I don't know how I should show that the fourth property holds!

Question: How do I show that $\left|\dfrac{1}{x} - \dfrac{1}{y}\right|\leq \left|\dfrac{1}{x} - \dfrac{1}{z}\right| + \left|\dfrac{1}{z} - \dfrac{1}{y}\right|$, or equivalently, that $d(x,y) \leq d(x,z) + d(z,y)$?

Thanks!

Answer 1

You just apply the triangle inequality: for any three real numbers $a$, $b$, and $c$,$$|a-b|\leqslant|a-c|+|c-b|.$$

Answer 2

In general if $(Y,d)$ is a metric space and $f:X\to Y$ is injective then $\overline d:X^2\to\mathbb R$ prescribed by: $$\overline d(a,b)=d(f(a),f(b))$$ is a metric on $X$.

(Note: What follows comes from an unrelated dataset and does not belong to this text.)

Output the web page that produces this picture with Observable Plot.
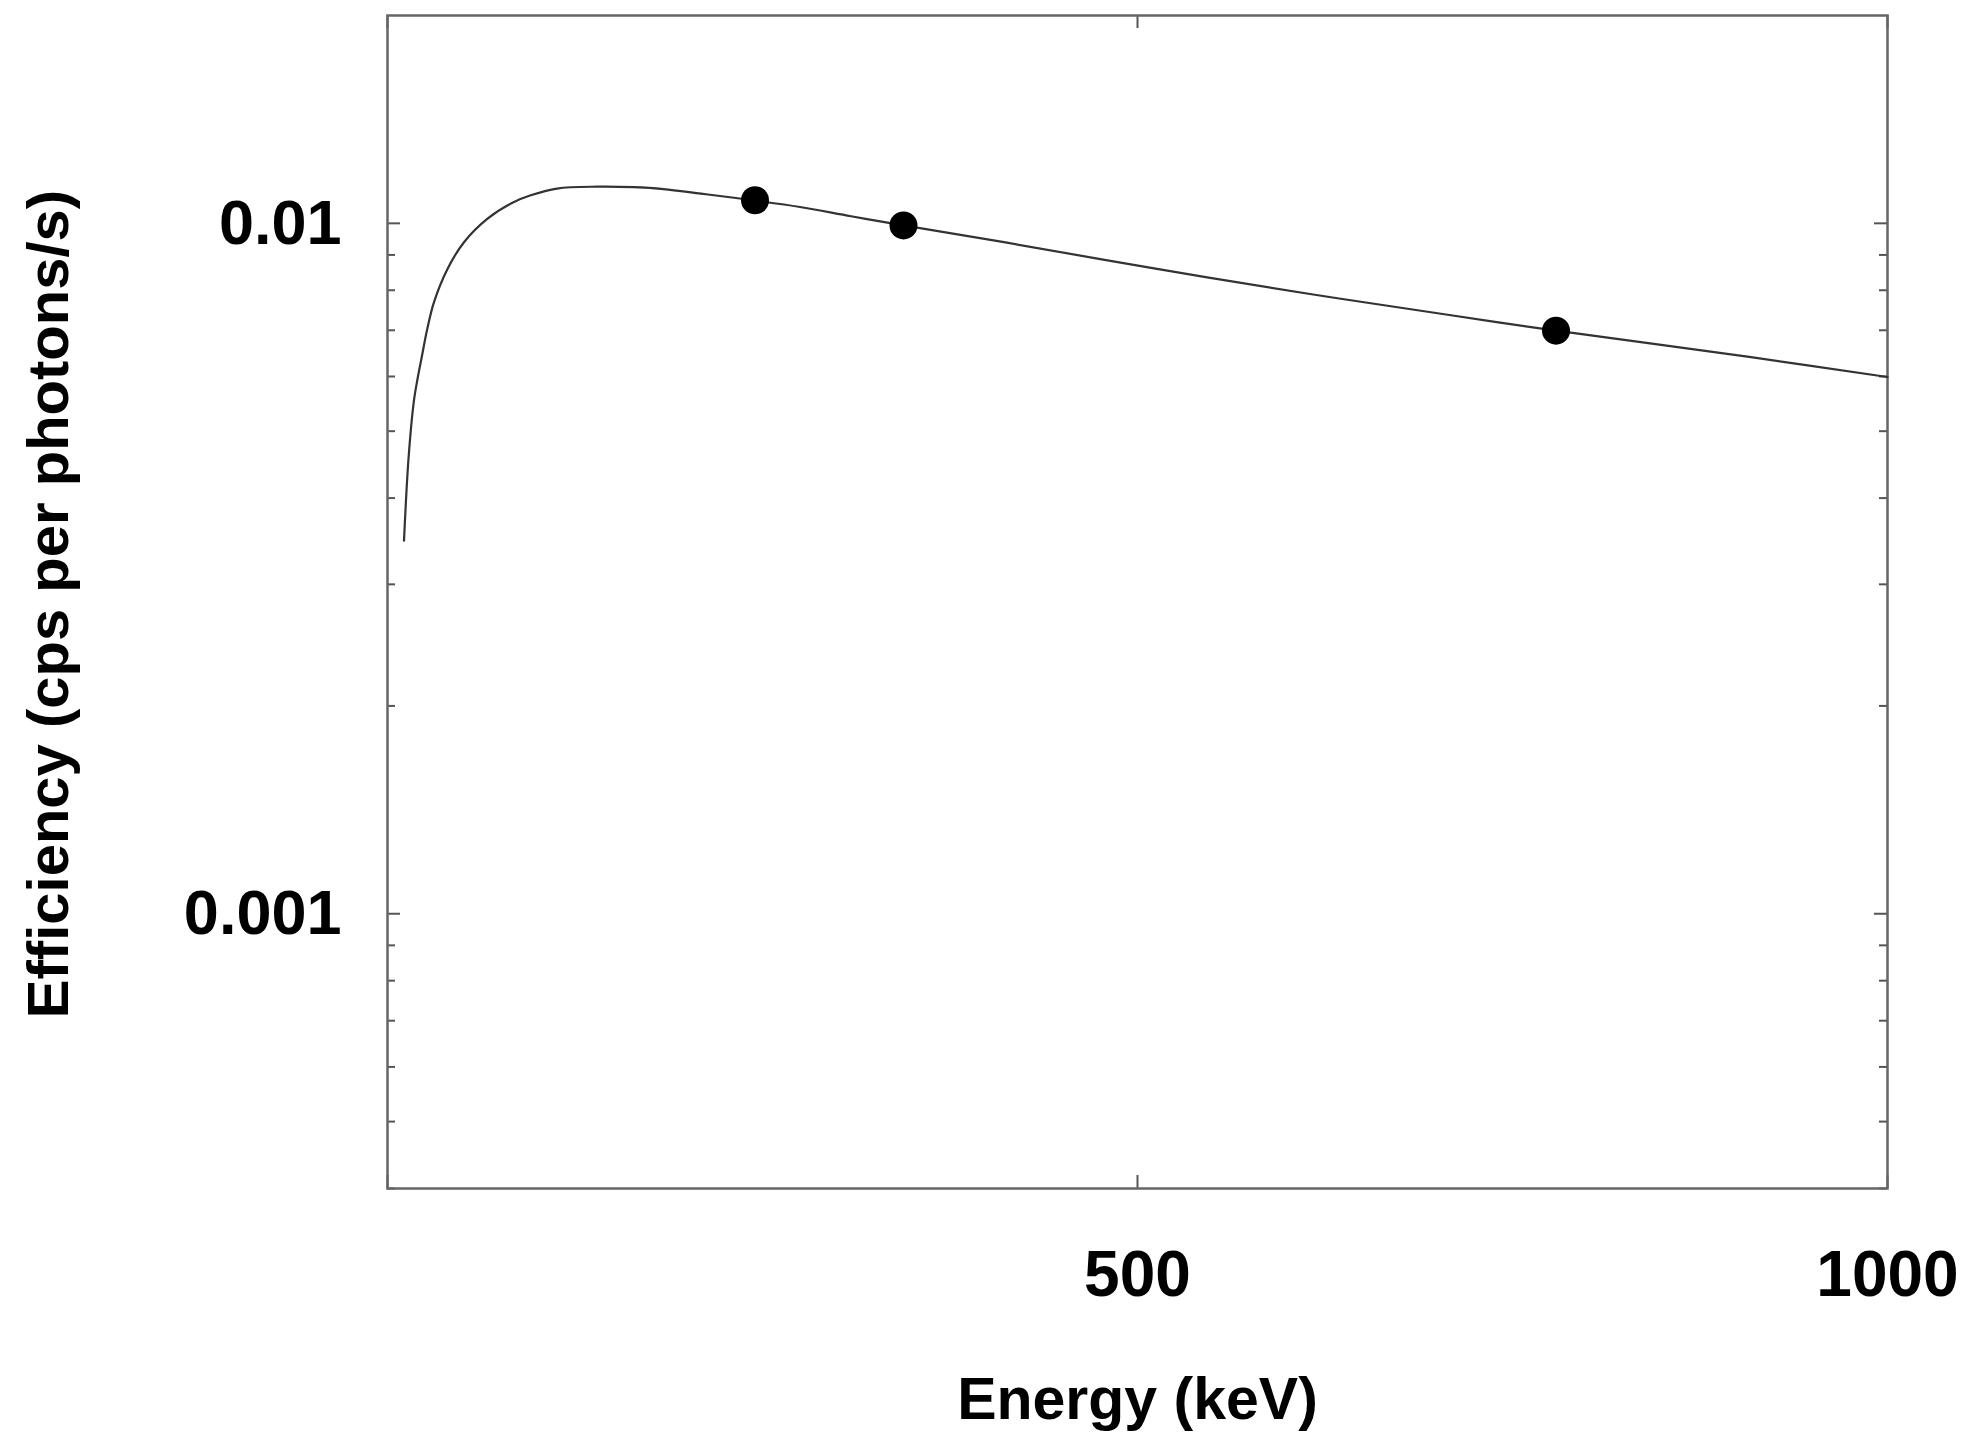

It is not really difficult to prove that $\overline d$ has the characteristic properties of a metric.

Answer 3

If $(X,d_X)$ is a metric space and $f: Y \to X$ is a 1-1 function, then $$d_Y(y_1, y_2) := d_X(f(y_1), f(y_2))$$

is a metric on $Y$.

As $d_X$ has values in $[0,\infty)$ so has $d_Y$.

$d_Y(y_1, y_2) = 0$ iff $d_X(f(y_1), f(y_2)) = 0$ iff $f(y_1) = f(y_2)$ (as $d_X$ is a metric) iff $y_1 = y_2$ (as $f$ is injective).

$d_Y(y_1, y_2) = d_X(f(y_1), f(y_2)) = d_X(f(y_2, f(y_1)) = d_Y(y_2,y_1)$ where in the middle we use the symmetry of $d_X$.

if $y_1, y_2, y_3 \in Y$ then using the triangle inequality of $d_X$ we get

$$d_Y(y_1, y_3) = d_X(f(y_1), f(y_3)) \le d_X(f(y_1), f(y_2)) + d_X(f(y_2), f(y_3)) = d_Y(y_1, y_2) + d_Y(y_2,y_3)$$

Note that $f$ is irrelevant except we need its injectivity once. Here we apply it to $f(x) = \frac{1}{x}$ and $d_X(x, x') = |x-x'|$, the usual metric on the reals.

Also note that this makes $f$ an isometry by definition between $(Y,d_Y)$ and $(X,d_X)$.

Answer 4

The following equality holds in an absolute value:$$\left|\frac{1}{x}-\frac{1}{y}\right|=\left|\frac{1}{x}-\frac{1}{z}+\frac{1}{z}-\frac{1}{y}\right|.$$

Now just break it apart using the triangle inequality.